What does a British Olympic hero do when the 2012 glory fades? Not everyone can cash in on the merry-go-round of award ceremonies, public appearances and TV shows. For many, it’s time to return to the daily routine of solitary training, because it’s the only way to earn a living.
Bronze medal-winning Robbie Grabarz, the British high jump joint record holder, has already been in training for almost four months in preparation for the first major athletics competition of 2013 in Glasgow this weekend.
“I never did high jump because I wanted to be famous. I can’t imagine anything worse, in my opinion,” he says. “But I know some people see all the attention after London as a kind of escape from athletics. This celebrity lifestyle that seems so easy and so wonderful, they want it and they go for it. The negative comes, of course, when those people let trying to be famous distract them from their training,” he warns – although he admits he’s been spared the kind of attention that gold medallists have had to deal with.
“In track and field there’s no letting up; you can’t afford to take a break in your programme.”
Afford is the operative word.
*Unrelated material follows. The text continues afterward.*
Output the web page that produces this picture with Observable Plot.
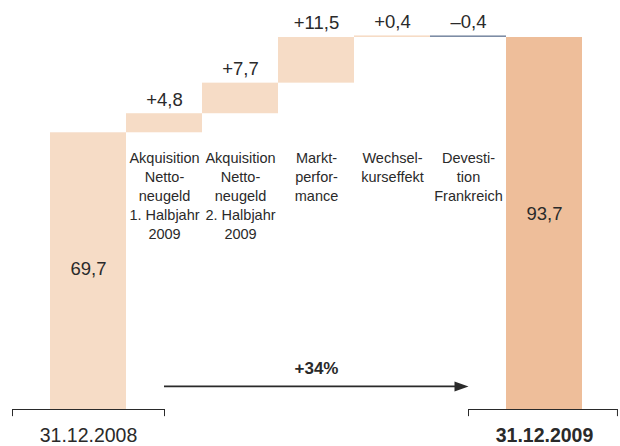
<!DOCTYPE html>
<html>
<head>
<meta charset="utf-8">
<script src="https://cdn.jsdelivr.net/npm/d3@7"></script>
<script src="https://cdn.jsdelivr.net/npm/@observablehq/plot@0.6"></script>
<style>
  html, body { margin: 0; padding: 0; background: #fff; }
  #chart svg { display: block; }
</style>
</head>
<body>
<div id="chart"></div>
<script>
// ---- data ----
const steps = ["31.12.2008", "Akq1", "Akq2", "Markt", "Wechsel", "Devest", "31.12.2009"];
const kinds = ["total", "delta", "delta", "delta", "delta", "delta", "total"];
const values = [69.7, 4.8, 7.7, 11.5, 0.4, -0.4, 93.7];
const valueLabels = ["69,7", "+4,8", "+7,7", "+11,5", "+0,4", "–0,4", "93,7"];
const categoryLabels = [
  "",
  "Akquisition\nNetto-\nneugeld\n1. Halbjahr\n2009",
  "Akquisition\nNetto-\nneugeld\n2. Halbjahr\n2009",
  "Markt-\nperfor-\nmance",
  "Wechsel-\nkurseffekt",
  "Devesti-\ntion\nFrankreich",
  ""
];
const growthLabel = "+34%";

// ---- derived rows ----
let run = 0;
const rows = steps.map((s, i) => {
  let y1, y2;
  if (kinds[i] === "total") { y1 = 0; y2 = values[i]; run = values[i]; }
  else { y1 = run; y2 = run + values[i]; run = y2; }
  return {i, step: s, kind: kinds[i], v: values[i], y1, y2, top: Math.max(y1, y2),
          label: valueLabels[i], cat: categoryLabels[i]};
});
const totals = rows.filter(d => d.kind === "total");
const deltas = rows.filter(d => d.kind === "delta");
const first = totals[0], last = totals[totals.length - 1];

const colorOf = d => d.kind === "total"
  ? (d.i === 0 ? "#f6dcc6" : "#eebe9a")
  : (d.v < 0 ? "#7d8ca5" : "#f6dcc6");

const arrowHead = {
  draw(ctx) { ctx.moveTo(7, 0); ctx.lineTo(-7, -5); ctx.lineTo(-7, 5); ctx.closePath(); }
};
const arrowY = 5.8;
const catTop = 65.5;
const ink = "#2a2a2a";

const chart = Plot.plot({
  width: 620,
  height: 446,
  margin: 0,
  x: {type: "linear", domain: [-0.5, 6.5], range: [50, 582], axis: null},
  y: {domain: [0, 93.7], range: [409, 37], axis: null},
  style: {fontFamily: "'Liberation Sans', Arial, sans-serif", color: ink, background: "#fff"},
  marks: [
    Plot.rect(rows, {x1: d => d.i - 0.5, x2: d => d.i + 0.5, y1: "y1", y2: "y2", fill: colorOf}),
    // delta value labels
    Plot.text(deltas, {x: "i", y: "top", text: "label", dy: -14, fontSize: 18.5, lineAnchor: "middle", fill: ink}),
    // totals inside bars
    Plot.text([first], {x: "i", y: d => d.v / 2, text: "label", dy: -2, fontSize: 18.5, fill: ink}),
    Plot.text([last], {x: "i", y: d => d.v / 2, text: "label", dy: -9, fontSize: 18.5, fill: ink}),
    // category labels
    Plot.text(deltas, {x: "i", y: () => catTop, text: "cat", lineAnchor: "top", fontSize: 14.5, lineHeight: 1.31, fill: ink}),
    // brackets
    Plot.ruleY(totals, {y: () => 0, x1: d => d.i - 1, x2: d => Math.min(d.i + 1, 6.96), stroke: ink, strokeWidth: 1}),
    Plot.ruleX(totals.flatMap(d => [{x: d.i - 1}, {x: Math.min(d.i + 1, 6.96)}]), {x: "x", y1: () => 0, y2: () => -1.8, stroke: ink, strokeWidth: 1}),
    // bottom labels
    Plot.text([first], {x: "i", y: () => 0, dy: 26, text: "step", fontSize: 19.5, fill: ink}),
    Plot.text([last], {x: "i", y: () => 0, dy: 26, text: "step", fontSize: 19.5, fontWeight: "bold", fill: ink}),
    // growth arrow
    Plot.ruleY([growthLabel], {y: () => arrowY, x1: () => first.i + 1, x2: () => last.i - 1 - 0.08, stroke: ink, strokeWidth: 1.8}),
    Plot.dot([growthLabel], {x: () => last.i - 1, y: () => arrowY, dx: -7, symbol: arrowHead, r: 5, fill: ink, stroke: "none"}),
    Plot.text([growthLabel], {x: () => (first.i + last.i) / 2, y: () => arrowY, dy: -18, text: d => d, fontSize: 17, fontWeight: "bold", fill: ink})
  ]
});
document.getElementById("chart").append(chart);
</script>
</body>
</html>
A year ago Grabarz was dropped from UK Lottery funding and was struggling to raise enough money to carry on competing. Going into London 2012 he didn’t even have a kit sponsor and had to buy his own spikes and gear. When he won the $40,000 Athletics Diamond League prize in Zurich at the end of last year, he joked it was $40,000 more than he’d earned in the whole of 2011.
Now Britain’s number-one high jumper is once again on the list of top-level funding from UK Athletics, which offers medal hopefuls a personal income of up to £27,737 a year as well as around £55,000-worth of training and health support.
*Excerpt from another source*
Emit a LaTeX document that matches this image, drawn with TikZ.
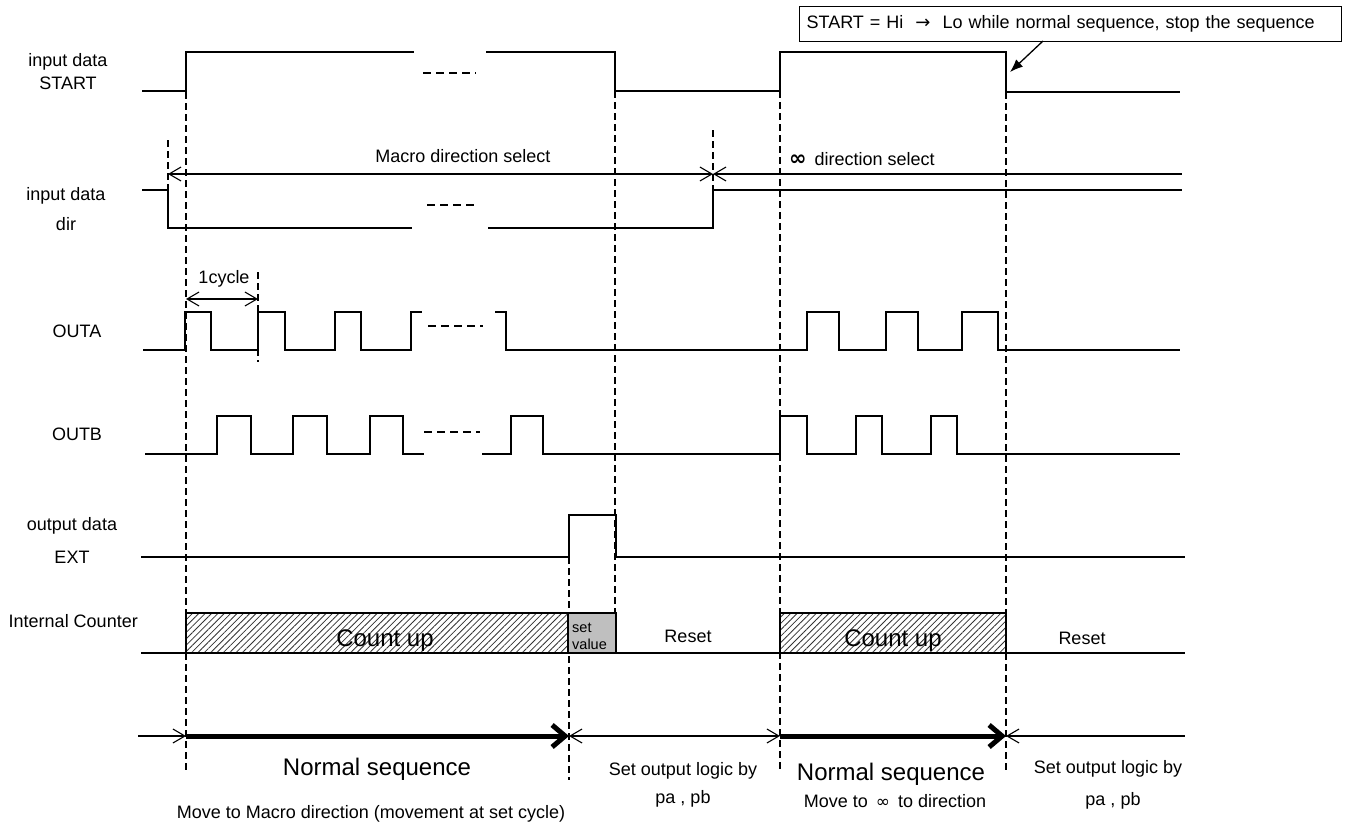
\documentclass[tikz,border=0pt]{standalone}
\usepackage{fontspec}
\setmainfont{Liberation Sans}
\newfontfamily\symfam{DejaVu Sans}
\usetikzlibrary{arrows.meta,patterns.meta}

\begin{document}
\begin{tikzpicture}[x=1pt,y=-1pt,
  sig/.style={line width=1.5pt},
  guide/.style={line width=1.2pt, dash pattern=on 7pt off 4pt},
  gapdash/.style={line width=1.4pt, dash pattern=on 8pt off 5pt},
  txt/.style={font=\fontsize{18}{22}\selectfont, inner sep=0pt, anchor=base},
  bigtxt/.style={font=\fontsize{24}{28}\selectfont, inner sep=0pt, anchor=base},
  smalltxt/.style={font=\fontsize{14.5}{17}\selectfont, inner sep=0pt, anchor=base west},
  span/.style={line width=1.1pt},
  heavy/.style={line width=5pt},
  thinbarb/.tip={Straight Barb[length=12pt,width=14pt]},
  fatbarb/.tip={Straight Barb[length=13pt,width=22pt]},
  hatched/.style={pattern={Lines[angle=45,distance=4.5pt,line width=0.8pt]}, pattern color=black!80},
]
\useasboundingbox (0,0) rectangle (1349,825);
\fill[white] (0,0) rectangle (1349,825);

% ---------- signal names ----------
\node[txt] (nStartA) at (68,66) {input data};
\node[txt] (nStartB) at (68,89) {START};
\node[txt] (nDirA) at (66,200) {input data};
\node[txt] (nDirB) at (66,230) {dir};
\node[txt] (nOutA) at (77,337) {OUTA};
\node[txt] (nOutB) at (77,440) {OUTB};
\node[txt] (nExtA) at (72,530) {output data};
\node[txt] (nExtB) at (72,563) {EXT};
\node[txt, anchor=base east] (nCnt) at (138,627) {Internal Counter};

% ---------- guide lines ----------
\draw[guide] (186,92) -- (186,772);
\draw[guide] (168,140) -- (168,190);
\draw[guide] (258,272) -- (258,362);
\draw[guide] (713,130) -- (713,190);
\draw[guide] (615,91) -- (615,613);
\draw[guide] (569,557) -- (569,780);
\draw[guide] (780,91) -- (780,772);
\draw[guide] (1006,92) -- (1006,770);

% ---------- START ----------
\draw[sig] (142,91) -- (186,91) -- (186,52) -- (414,52);
\draw[gapdash] (423,73) -- (476,73);
\draw[sig] (486,52) -- (615,52) -- (615,91) -- (780,91) -- (780,52)
  -- (1006,52) -- (1006,92) -- (1180,92);

% callout
\node[draw, line width=1.2pt, anchor=north west, minimum height=35pt,
      text width=528pt, inner xsep=7pt, inner ysep=0pt, align=left,
      font=\fontsize{18}{22}\selectfont] (note) at (799,6)
  {START = Hi ~{\symfam →}~ Lo while normal sequence, stop the sequence};
\coordinate (callFrom) at (1043,41);
\coordinate (callTo) at (1010,72);
\draw[line width=1.3pt, -{Latex[length=13pt,width=10pt]}] (callFrom) -- (callTo);

% ---------- dir ----------
\coordinate (selA) at (168,174);
\coordinate (selB) at (713,174);
\coordinate (selC) at (1182,174);
\draw[span, thinbarb-thinbarb] (selA) -- (selB);
\draw[span, thinbarb-] (selB) -- (selC);
\node[txt] (tMacro) at (463,162) {Macro direction select};
\node[txt, anchor=base west] (tInf) at (789,165)
  {{\symfam\bfseries\fontsize{21}{22}\selectfont ∞}\hspace{8pt}direction select};

\draw[sig] (142,190) -- (168,190) -- (168,228) -- (412,228);
\draw[gapdash] (427,205) -- (478,205);
\draw[sig] (488,228) -- (713,228) -- (713,190) -- (1182,190);

% ---------- OUTA ----------
\coordinate (cycA) at (186,299);
\coordinate (cycB) at (258,299);
\draw[span, thinbarb-thinbarb] (cycA) -- (cycB);
\node[txt] (tCycle) at (224,283) {1cycle};

\draw[sig] (143,350) -- (185,350) -- (185,312) -- (211,312) -- (211,350)
  -- (258,350) -- (258,312) -- (285,312) -- (285,350)
  -- (335,350) -- (335,312) -- (361,312) -- (361,350)
  -- (411,350) -- (411,312) -- (422,312);
\draw[gapdash] (428,326) -- (483,326);
\draw[sig] (495,312) -- (506,312) -- (506,350)
  -- (807,350) -- (807,312) -- (839,312) -- (839,350)
  -- (886,350) -- (886,312) -- (918,312) -- (918,350)
  -- (962,350) -- (962,312) -- (998,312) -- (998,350) -- (1180,350);

% ---------- OUTB ----------
\draw[sig] (145,454) -- (217,454) -- (217,416) -- (251,416) -- (251,454)
  -- (293,454) -- (293,416) -- (327,416) -- (327,454)
  -- (370,454) -- (370,416) -- (403,416) -- (403,454) -- (424,454);
\draw[gapdash] (424,432) -- (480,432);
\draw[sig] (482,454) -- (511,454) -- (511,416) -- (543,416) -- (543,454)
  -- (780,454) -- (780,416) -- (807,416) -- (807,454)
  -- (856,454) -- (856,416) -- (882,416) -- (882,454)
  -- (931,454) -- (931,416) -- (957,416) -- (957,454) -- (1180,454);

% ---------- EXT ----------
\draw[sig] (141,557) -- (569,557) -- (569,515) -- (616,515) -- (616,557) -- (1185,557);

% ---------- Internal counter ----------
\draw[sig] (141,653) -- (186,653);
\path[hatched] (186,613) rectangle (568,653);
\draw[line width=1.3pt] (186,613) rectangle (568,653);
\filldraw[fill=black!25, line width=1.3pt] (568,613) rectangle (616,653);
\draw[sig] (616,653) -- (780,653);
\path[hatched] (780,613) rectangle (1006,653);
\draw[line width=1.3pt] (780,613) rectangle (1006,653);
\draw[sig] (1006,653) -- (1185,653);

\node[bigtxt] (cUp1) at (385,646) {Count up};
\node[smalltxt] (cSet1) at (572,632) {set};
\node[smalltxt] (cSet2) at (572,649) {value};
\node[txt] (cRes1) at (688,642) {Reset};
\node[bigtxt] (cUp2) at (893,646) {Count up};
\node[txt] (cRes2) at (1082,644) {Reset};

% ---------- sequence phases ----------
\coordinate (seqA) at (138,736);
\coordinate (seqB) at (186,736);
\coordinate (seqC) at (569,736);
\coordinate (seqD) at (780,736);
\coordinate (seqE) at (1006,736);
\coordinate (seqF) at (1185,736);
\draw[span, -thinbarb] (seqA) -- (seqB);
\draw[heavy, -fatbarb] (seqB) -- (seqC);
\draw[span, thinbarb-thinbarb] (seqC) -- (seqD);
\draw[heavy, -fatbarb] (seqD) -- (seqE);
\draw[span, thinbarb-] (seqE) -- (seqF);

\node[bigtxt] (pNorm1) at (377,775) {Normal sequence};
\node[txt] (pMove1) at (371,818) {Move to Macro direction (movement at set cycle)};
\node[txt] (pSet1) at (683,775) {Set output logic by};
\node[txt] (pPa1) at (683,803) {pa , pb};
\node[bigtxt] (pNorm2) at (891,780) {Normal sequence};
\node[txt] (pMove2) at (895,807) {Move to \,{\symfam\fontsize{17}{20}\selectfont ∞}\, to direction};
\node[txt] (pSet2) at (1108,773) {Set output logic by};
\node[txt] (pPa2) at (1113,805) {pa , pb};
\end{tikzpicture}
\end{document}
“Financially, being on the UK Athletics funding list relieves all pressure,” he explains. “It means I’m not afraid to say no if some offer away from athletics comes in that I don’t want to do.”
Grabarz will also earn appearance fees, but he’s still a long way from the earning potential of Britain’s highest-profile bronze medallist Tom Daley who, according to Nigel Currie of marketing agency BrandRapport, is expected to receive up to £1 million this year.
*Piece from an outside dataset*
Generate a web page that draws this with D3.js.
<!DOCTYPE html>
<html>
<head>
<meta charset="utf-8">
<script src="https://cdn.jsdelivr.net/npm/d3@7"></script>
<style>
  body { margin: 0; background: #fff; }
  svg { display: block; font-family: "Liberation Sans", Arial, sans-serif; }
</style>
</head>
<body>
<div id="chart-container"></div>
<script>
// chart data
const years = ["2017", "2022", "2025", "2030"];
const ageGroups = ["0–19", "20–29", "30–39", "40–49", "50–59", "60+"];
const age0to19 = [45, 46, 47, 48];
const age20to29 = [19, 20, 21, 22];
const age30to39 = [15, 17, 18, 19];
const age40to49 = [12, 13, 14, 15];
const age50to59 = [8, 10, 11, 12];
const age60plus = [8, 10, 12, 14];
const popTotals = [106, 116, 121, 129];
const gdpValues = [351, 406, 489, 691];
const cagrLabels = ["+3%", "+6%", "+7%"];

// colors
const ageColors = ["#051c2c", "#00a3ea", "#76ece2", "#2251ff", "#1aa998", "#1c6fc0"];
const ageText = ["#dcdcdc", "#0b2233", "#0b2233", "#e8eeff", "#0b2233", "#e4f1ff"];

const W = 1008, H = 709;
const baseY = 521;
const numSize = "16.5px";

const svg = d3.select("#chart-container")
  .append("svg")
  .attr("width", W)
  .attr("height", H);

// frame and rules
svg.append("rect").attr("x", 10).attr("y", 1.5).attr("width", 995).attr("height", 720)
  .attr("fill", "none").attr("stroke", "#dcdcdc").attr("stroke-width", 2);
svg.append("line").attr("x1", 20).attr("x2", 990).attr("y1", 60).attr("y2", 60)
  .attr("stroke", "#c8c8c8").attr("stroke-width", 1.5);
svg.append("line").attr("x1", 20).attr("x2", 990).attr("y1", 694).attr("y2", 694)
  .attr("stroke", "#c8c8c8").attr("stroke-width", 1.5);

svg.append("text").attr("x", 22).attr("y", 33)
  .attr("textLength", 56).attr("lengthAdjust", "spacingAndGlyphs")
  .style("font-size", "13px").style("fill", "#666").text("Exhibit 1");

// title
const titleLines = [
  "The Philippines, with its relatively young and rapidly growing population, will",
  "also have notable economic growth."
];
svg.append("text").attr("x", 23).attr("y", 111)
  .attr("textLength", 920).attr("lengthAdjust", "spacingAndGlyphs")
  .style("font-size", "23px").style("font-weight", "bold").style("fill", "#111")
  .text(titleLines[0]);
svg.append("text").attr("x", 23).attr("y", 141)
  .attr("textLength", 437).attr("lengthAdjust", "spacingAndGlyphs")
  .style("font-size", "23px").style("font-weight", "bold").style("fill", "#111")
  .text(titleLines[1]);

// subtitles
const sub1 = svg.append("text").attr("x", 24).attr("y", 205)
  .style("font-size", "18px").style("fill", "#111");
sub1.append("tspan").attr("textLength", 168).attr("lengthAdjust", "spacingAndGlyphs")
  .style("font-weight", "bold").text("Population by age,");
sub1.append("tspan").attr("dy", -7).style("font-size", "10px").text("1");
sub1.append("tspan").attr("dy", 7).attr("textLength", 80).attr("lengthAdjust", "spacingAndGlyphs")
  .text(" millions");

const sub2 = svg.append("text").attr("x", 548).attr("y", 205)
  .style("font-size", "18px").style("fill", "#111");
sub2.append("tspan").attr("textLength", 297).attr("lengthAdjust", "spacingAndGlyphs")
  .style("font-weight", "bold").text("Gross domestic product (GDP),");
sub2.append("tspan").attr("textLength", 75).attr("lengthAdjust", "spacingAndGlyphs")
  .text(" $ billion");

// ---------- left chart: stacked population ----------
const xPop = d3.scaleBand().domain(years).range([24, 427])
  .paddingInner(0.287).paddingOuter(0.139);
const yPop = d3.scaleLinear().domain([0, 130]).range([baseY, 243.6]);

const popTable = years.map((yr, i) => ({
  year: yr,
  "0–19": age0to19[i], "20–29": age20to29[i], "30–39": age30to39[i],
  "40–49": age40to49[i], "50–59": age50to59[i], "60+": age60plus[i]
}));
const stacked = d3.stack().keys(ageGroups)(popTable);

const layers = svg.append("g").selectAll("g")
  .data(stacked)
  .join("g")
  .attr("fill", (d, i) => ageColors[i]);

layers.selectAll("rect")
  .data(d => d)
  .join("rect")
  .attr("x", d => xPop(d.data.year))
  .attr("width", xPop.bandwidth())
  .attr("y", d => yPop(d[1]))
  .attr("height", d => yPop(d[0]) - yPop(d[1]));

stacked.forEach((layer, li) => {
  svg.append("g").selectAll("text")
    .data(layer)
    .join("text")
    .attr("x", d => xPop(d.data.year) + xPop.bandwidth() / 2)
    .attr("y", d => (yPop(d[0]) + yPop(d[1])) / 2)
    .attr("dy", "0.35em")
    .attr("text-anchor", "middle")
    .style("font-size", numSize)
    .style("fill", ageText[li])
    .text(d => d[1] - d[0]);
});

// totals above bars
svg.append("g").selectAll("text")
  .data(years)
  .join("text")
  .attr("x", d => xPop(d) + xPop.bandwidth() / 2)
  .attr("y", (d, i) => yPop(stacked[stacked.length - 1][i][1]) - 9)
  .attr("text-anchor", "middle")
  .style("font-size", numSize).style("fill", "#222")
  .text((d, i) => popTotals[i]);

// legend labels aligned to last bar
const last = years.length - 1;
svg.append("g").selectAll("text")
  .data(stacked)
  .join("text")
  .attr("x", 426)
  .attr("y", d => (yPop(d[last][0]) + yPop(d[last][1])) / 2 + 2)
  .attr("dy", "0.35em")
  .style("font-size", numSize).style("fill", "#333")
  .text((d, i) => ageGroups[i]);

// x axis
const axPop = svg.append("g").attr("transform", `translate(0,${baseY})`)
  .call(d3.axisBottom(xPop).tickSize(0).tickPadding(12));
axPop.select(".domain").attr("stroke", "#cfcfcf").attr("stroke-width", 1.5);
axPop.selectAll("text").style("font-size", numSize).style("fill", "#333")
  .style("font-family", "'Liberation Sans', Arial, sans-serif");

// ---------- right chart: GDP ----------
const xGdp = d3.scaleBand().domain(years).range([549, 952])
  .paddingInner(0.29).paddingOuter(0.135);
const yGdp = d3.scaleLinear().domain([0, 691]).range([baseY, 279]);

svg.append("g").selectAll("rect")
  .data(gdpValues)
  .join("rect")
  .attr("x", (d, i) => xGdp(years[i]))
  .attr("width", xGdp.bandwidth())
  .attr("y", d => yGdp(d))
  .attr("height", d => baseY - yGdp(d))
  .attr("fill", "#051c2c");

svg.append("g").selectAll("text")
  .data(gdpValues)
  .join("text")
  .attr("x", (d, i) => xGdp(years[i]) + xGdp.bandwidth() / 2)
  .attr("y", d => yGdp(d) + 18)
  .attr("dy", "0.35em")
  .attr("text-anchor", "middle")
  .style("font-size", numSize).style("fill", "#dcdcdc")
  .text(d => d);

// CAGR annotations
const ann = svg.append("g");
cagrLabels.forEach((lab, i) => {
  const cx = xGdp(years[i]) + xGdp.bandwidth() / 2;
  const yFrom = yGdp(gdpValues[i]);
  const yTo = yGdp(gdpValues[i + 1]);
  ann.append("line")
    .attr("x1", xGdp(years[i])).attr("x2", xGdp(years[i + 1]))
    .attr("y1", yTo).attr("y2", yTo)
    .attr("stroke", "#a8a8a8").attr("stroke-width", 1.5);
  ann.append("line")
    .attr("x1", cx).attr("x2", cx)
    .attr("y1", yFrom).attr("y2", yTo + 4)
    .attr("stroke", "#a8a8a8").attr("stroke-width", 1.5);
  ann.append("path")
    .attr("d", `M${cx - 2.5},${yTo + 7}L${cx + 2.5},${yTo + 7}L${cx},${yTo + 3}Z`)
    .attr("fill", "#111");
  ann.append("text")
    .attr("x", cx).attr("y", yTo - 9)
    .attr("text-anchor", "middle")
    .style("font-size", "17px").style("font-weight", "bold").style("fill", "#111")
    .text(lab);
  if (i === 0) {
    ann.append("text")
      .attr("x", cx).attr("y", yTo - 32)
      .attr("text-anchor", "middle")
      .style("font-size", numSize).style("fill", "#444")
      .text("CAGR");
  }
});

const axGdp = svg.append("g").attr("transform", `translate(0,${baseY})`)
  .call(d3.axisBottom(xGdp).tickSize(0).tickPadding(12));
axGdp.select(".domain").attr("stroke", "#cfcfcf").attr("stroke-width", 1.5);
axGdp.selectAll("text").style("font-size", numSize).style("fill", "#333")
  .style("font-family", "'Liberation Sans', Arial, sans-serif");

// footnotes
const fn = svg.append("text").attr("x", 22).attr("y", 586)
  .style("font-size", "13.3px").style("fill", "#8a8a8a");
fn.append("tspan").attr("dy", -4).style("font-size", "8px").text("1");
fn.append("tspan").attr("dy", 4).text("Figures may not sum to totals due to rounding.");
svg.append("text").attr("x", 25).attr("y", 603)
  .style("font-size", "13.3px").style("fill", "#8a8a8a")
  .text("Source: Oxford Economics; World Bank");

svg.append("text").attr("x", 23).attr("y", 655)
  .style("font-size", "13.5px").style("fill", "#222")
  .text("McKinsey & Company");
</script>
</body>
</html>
But, as Grabarz reiterates, he’s in no mood to become a celebrity. “It’s weird seeing on TV all these people you went to training camps with. I mean, people have launched minor celebrity careers off the back of last summer; it’s all very surreal, but it doesn’t really bother me,” he laughs.
Hang on, though. Only a few weeks ago Grabarz was one of the 16 competing athletes paddling and pedalling away on BBC’s Superstars. Isn’t that just the sort of distraction he’s talking about?
“Superstars was the one thing I had to do, no matter what. I told my coach I was going to be away filming for the weekend and we just fitted it into my schedule. I’m glad I did it; I don’t think I’ve laughed so much since I was at school! I’m only human, after all. I’d go mad if I didn’t let myself go a bit.”
Yet as he steps out into the cold light of another January training session, his message to those still trying to dine out on the success of London 2012 is clear. “You can’t hide in track and field,” he warns. “If they want to continue with their athletics career then they will get their comeuppance come the summer, which will either make them pull their finger out and come back in 2014, or they’ll disappear.”